All of the material below is to be restated word for word, apart from the pictures.
╔══
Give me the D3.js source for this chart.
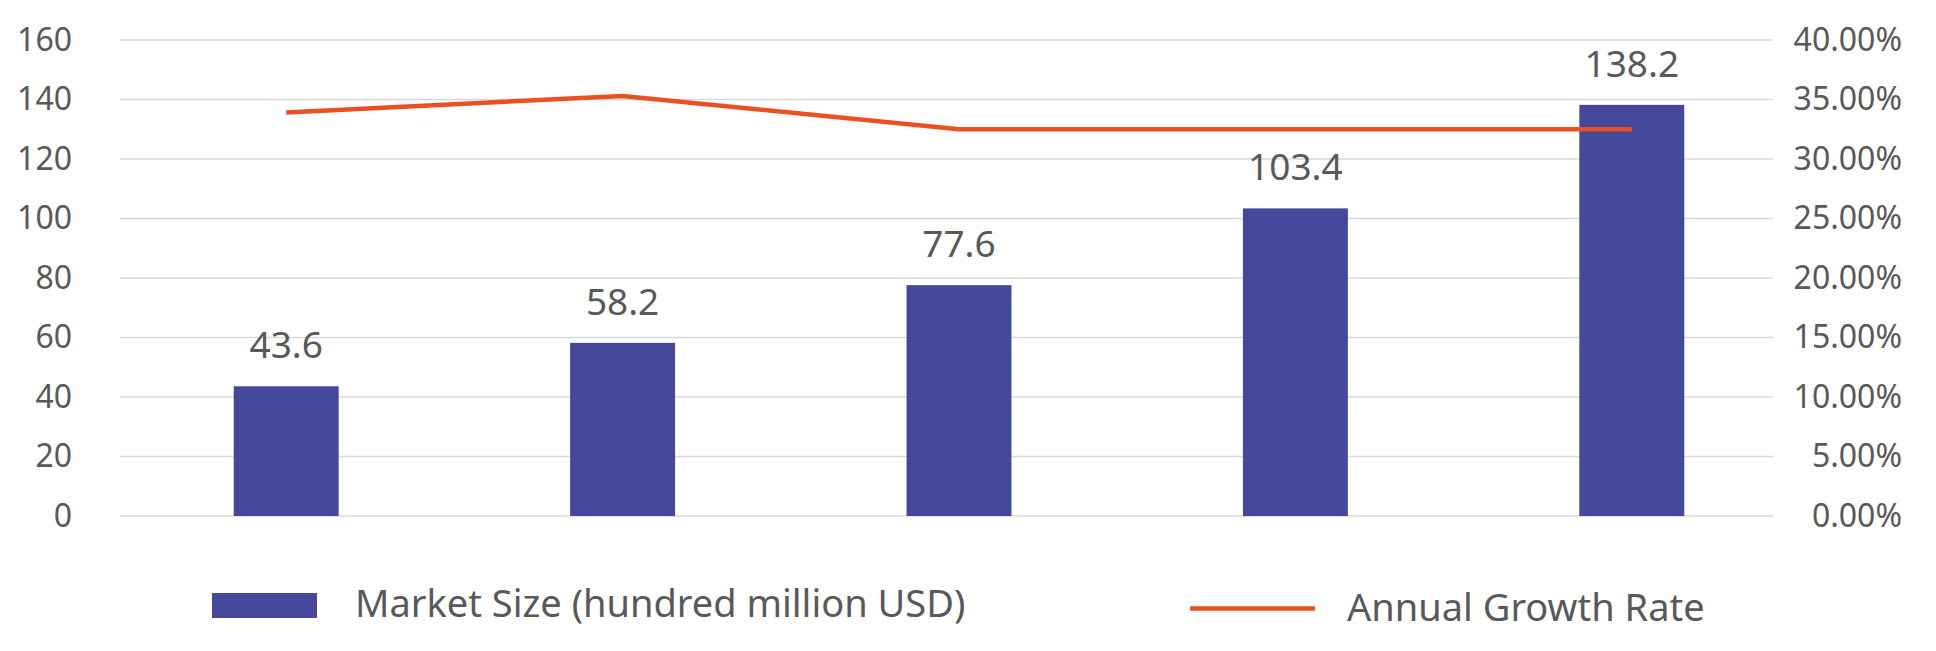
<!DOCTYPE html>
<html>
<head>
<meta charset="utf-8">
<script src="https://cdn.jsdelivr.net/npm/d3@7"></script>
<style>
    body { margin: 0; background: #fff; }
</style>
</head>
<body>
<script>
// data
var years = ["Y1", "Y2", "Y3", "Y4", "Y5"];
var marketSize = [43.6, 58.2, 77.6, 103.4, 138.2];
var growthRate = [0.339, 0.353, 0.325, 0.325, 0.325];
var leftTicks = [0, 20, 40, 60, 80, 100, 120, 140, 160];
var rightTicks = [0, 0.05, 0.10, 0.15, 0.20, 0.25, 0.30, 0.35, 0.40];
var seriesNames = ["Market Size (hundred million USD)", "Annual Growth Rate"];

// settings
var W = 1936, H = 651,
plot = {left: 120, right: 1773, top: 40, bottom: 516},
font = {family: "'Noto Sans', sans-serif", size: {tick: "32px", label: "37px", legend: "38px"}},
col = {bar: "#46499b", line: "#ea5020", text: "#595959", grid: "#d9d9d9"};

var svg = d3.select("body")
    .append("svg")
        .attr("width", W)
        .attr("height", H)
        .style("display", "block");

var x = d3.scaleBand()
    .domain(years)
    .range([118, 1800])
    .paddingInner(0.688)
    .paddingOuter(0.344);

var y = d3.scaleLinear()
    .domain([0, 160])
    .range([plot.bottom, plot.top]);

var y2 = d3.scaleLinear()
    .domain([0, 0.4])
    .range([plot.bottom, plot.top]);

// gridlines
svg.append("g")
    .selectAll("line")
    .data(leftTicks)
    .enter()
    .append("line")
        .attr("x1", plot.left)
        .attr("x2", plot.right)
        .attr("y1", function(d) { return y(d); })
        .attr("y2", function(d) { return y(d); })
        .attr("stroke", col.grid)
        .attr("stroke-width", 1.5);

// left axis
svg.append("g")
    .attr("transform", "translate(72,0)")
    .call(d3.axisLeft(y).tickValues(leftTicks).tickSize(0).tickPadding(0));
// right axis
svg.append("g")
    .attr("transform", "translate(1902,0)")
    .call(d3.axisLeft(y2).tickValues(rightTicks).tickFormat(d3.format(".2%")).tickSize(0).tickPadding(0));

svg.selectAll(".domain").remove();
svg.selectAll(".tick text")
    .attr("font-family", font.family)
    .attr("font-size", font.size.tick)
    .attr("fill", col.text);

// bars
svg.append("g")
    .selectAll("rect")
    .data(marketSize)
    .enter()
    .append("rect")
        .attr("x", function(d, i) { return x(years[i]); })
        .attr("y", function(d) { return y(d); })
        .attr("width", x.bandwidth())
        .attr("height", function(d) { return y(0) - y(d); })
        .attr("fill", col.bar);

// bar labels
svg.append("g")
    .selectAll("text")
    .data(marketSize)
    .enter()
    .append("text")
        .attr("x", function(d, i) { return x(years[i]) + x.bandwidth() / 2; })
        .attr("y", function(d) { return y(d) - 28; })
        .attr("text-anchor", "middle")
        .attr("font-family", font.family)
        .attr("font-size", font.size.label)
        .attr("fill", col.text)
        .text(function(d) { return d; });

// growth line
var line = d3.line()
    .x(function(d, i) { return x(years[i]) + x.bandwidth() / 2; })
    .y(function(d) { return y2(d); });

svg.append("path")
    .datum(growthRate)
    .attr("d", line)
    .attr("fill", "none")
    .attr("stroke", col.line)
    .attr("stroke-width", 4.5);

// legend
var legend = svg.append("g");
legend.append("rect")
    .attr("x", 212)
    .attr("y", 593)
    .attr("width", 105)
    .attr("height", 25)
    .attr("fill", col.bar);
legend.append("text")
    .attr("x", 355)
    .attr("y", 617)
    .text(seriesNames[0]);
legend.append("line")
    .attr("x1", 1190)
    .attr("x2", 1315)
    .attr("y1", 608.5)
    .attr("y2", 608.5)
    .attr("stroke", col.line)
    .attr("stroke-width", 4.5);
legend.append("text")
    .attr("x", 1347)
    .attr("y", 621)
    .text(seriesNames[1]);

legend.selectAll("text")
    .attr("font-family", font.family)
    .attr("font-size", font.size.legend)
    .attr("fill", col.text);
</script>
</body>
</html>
╚══
• _ANSWER TO THE EXERCISE_
Give me the D3.js source for this chart.
<!DOCTYPE html>
<html>
<head>
<meta charset="utf-8">
<script src="https://cdn.jsdelivr.net/npm/d3@7"></script>
<style>
    body { margin: 0; background: #fff; }
</style>
</head>
<body>
<script>
// data
var years = ["Y1", "Y2", "Y3", "Y4", "Y5"];
var marketSize = [43.6, 58.2, 77.6, 103.4, 138.2];
var growthRate = [0.339, 0.353, 0.325, 0.325, 0.325];
var leftTicks = [0, 20, 40, 60, 80, 100, 120, 140, 160];
var rightTicks = [0, 0.05, 0.10, 0.15, 0.20, 0.25, 0.30, 0.35, 0.40];
var seriesNames = ["Market Size (hundred million USD)", "Annual Growth Rate"];

// settings
var W = 1936, H = 651,
plot = {left: 120, right: 1773, top: 40, bottom: 516},
font = {family: "'Noto Sans', sans-serif", size: {tick: "32px", label: "37px", legend: "38px"}},
col = {bar: "#46499b", line: "#ea5020", text: "#595959", grid: "#d9d9d9"};

var svg = d3.select("body")
    .append("svg")
        .attr("width", W)
        .attr("height", H)
        .style("display", "block");

var x = d3.scaleBand()
    .domain(years)
    .range([118, 1800])
    .paddingInner(0.688)
    .paddingOuter(0.344);

var y = d3.scaleLinear()
    .domain([0, 160])
    .range([plot.bottom, plot.top]);

var y2 = d3.scaleLinear()
    .domain([0, 0.4])
    .range([plot.bottom, plot.top]);

// gridlines
svg.append("g")
    .selectAll("line")
    .data(leftTicks)
    .enter()
    .append("line")
        .attr("x1", plot.left)
        .attr("x2", plot.right)
        .attr("y1", function(d) { return y(d); })
        .attr("y2", function(d) { return y(d); })
        .attr("stroke", col.grid)
        .attr("stroke-width", 1.5);

// left axis
svg.append("g")
    .attr("transform", "translate(72,0)")
    .call(d3.axisLeft(y).tickValues(leftTicks).tickSize(0).tickPadding(0));
// right axis
svg.append("g")
    .attr("transform", "translate(1902,0)")
    .call(d3.axisLeft(y2).tickValues(rightTicks).tickFormat(d3.format(".2%")).tickSize(0).tickPadding(0));

svg.selectAll(".domain").remove();
svg.selectAll(".tick text")
    .attr("font-family", font.family)
    .attr("font-size", font.size.tick)
    .attr("fill", col.text);

// bars
svg.append("g")
    .selectAll("rect")
    .data(marketSize)
    .enter()
    .append("rect")
        .attr("x", function(d, i) { return x(years[i]); })
        .attr("y", function(d) { return y(d); })
        .attr("width", x.bandwidth())
        .attr("height", function(d) { return y(0) - y(d); })
        .attr("fill", col.bar);

// bar labels
svg.append("g")
    .selectAll("text")
    .data(marketSize)
    .enter()
    .append("text")
        .attr("x", function(d, i) { return x(years[i]) + x.bandwidth() / 2; })
        .attr("y", function(d) { return y(d) - 28; })
        .attr("text-anchor", "middle")
        .attr("font-family", font.family)
        .attr("font-size", font.size.label)
        .attr("fill", col.text)
        .text(function(d) { return d; });

// growth line
var line = d3.line()
    .x(function(d, i) { return x(years[i]) + x.bandwidth() / 2; })
    .y(function(d) { return y2(d); });

svg.append("path")
    .datum(growthRate)
    .attr("d", line)
    .attr("fill", "none")
    .attr("stroke", col.line)
    .attr("stroke-width", 4.5);

// legend
var legend = svg.append("g");
legend.append("rect")
    .attr("x", 212)
    .attr("y", 593)
    .attr("width", 105)
    .attr("height", 25)
    .attr("fill", col.bar);
legend.append("text")
    .attr("x", 355)
    .attr("y", 617)
    .text(seriesNames[0]);
legend.append("line")
    .attr("x1", 1190)
    .attr("x2", 1315)
    .attr("y1", 608.5)
    .attr("y2", 608.5)
    .attr("stroke", col.line)
    .attr("stroke-width", 4.5);
legend.append("text")
    .attr("x", 1347)
    .attr("y", 621)
    .text(seriesNames[1]);

legend.selectAll("text")
    .attr("font-family", font.family)
    .attr("font-size", font.size.legend)
    .attr("fill", col.text);
</script>
</body>
</html>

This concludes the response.